Woman, reader, writer, wife, mother of two sons, sister, daughter, aunt, friend, state university professor, historian, Midwesterner by birth but marooned in the South, Chicago Cubs fan, Anglophile, devotee of Bruce Springsteen and the 10th Doctor Who, lover of chocolate and marzipan, registered Democrat, practicing Christian (must practice--can't quite get the hang of it)--and menopausal.
Names have been changed to protect the teenagers. As if.

Saturday, February 4, 2012

Lousy 50s

Head's been itching for three days. Driving me crazy, stark raving looneytunes insanely bonkers.

And of course I'm thinking, "head lice."

Don't be a dope, I tell myself. Women in their 50s do not get head lice. But of course they do. Why not? What do the lice care? A head's a head to a louse. I really doubt that lice find the sign of grey roots a turn-off. Yet somehow it seems like the only adults I know who've had head lice contracted it from their grade-school-aged children. But, really, what do I know? Maybe retirement homes are teeming with head lice and they're just not talking about it. I mean, why would they? It's not like the home head nurse can call you up and tell you to pick up your elderly father, douse his head with chemicals, search his hair with a nit comb, and keep him from contact with other elderly folks for the next 48 hours. Or maybe she can. What do I know?

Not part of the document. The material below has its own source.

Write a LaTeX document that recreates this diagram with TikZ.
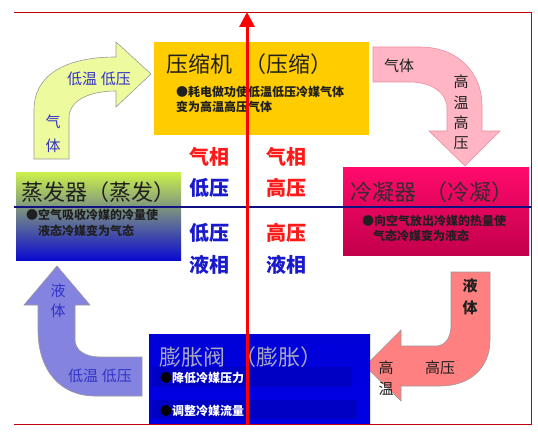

All I know is my head really really itches and the last time it felt this way was many many years ago when Owen had a bad case of head lice that we didn't detect for ages because his hair was so thick, and by the time we did detect it, the lice had colonized me and Hugh as well. That was our first encounter with the dreaded louse. Many more were to come, especially once we moved to England. The Manchester Health Authority, concerned by the health risks posed by overuse of head lice-eradicating shampoos, had banned their sale and instead mounted a massive campaign in schools and community centers to teach parents to nit-comb their kids' hair every night. Every time I picked up or dropped off a child I had to run the gauntlet of posters featuring giant-sized lice and the cheery slogan, "All It Takes Is A Comb!" Right. And in the event of nuclear war, just make sure you've got a lot of duct tape and all will be well.

The campaign, needless to say, was a tremendous failure. All It Takes, actually, is one parent who's too sick//busy/ overwhelmed/ distracted/ drunk/ stoned/ ignorant /depressed, and one non-nitcombed kid, and you rapidly have yourself a whole lotta lice. By our third year in the city, the Health Authority had admitted defeat and lice-killing shampoos were back in the chemists' (aka drugstores). Which put an end to my short but successful career as a Nit-Rid shampoo smuggler (trading on my connections back in the U.S. where of course it's one's God-given right as a Free American to pour lethal brain-destroying chemicals on one's offspring as often as one wants to).

I think I finally threw out our massive collection of nit combs a few years ago and I remember I actually felt a wee bit nostalgic as I did so. The thing is, while the lice were disgusting and my throat still constricts just thinking about the horrid smell of that shampoo, the nitcombing routine wasn't all that bad. I'd get 20 or even 30 minutes with each boy, sitting on my lap, as I went through his hair, strand by strand. That closeness, that physical expression of our relationship, was already so rare by the time the boys were only 7 or 8 so, weirdly, I actually didn't mind our nit-picking sessions. And since, by the time I threw away those combs, the boys were well into their teens and had prohibited all physical contact except in cases of extreme emergency, I don't think the nostalgia was completely mad.

And now I have no nit comb. My head itches. I'm in my 50s. And I'm lousy.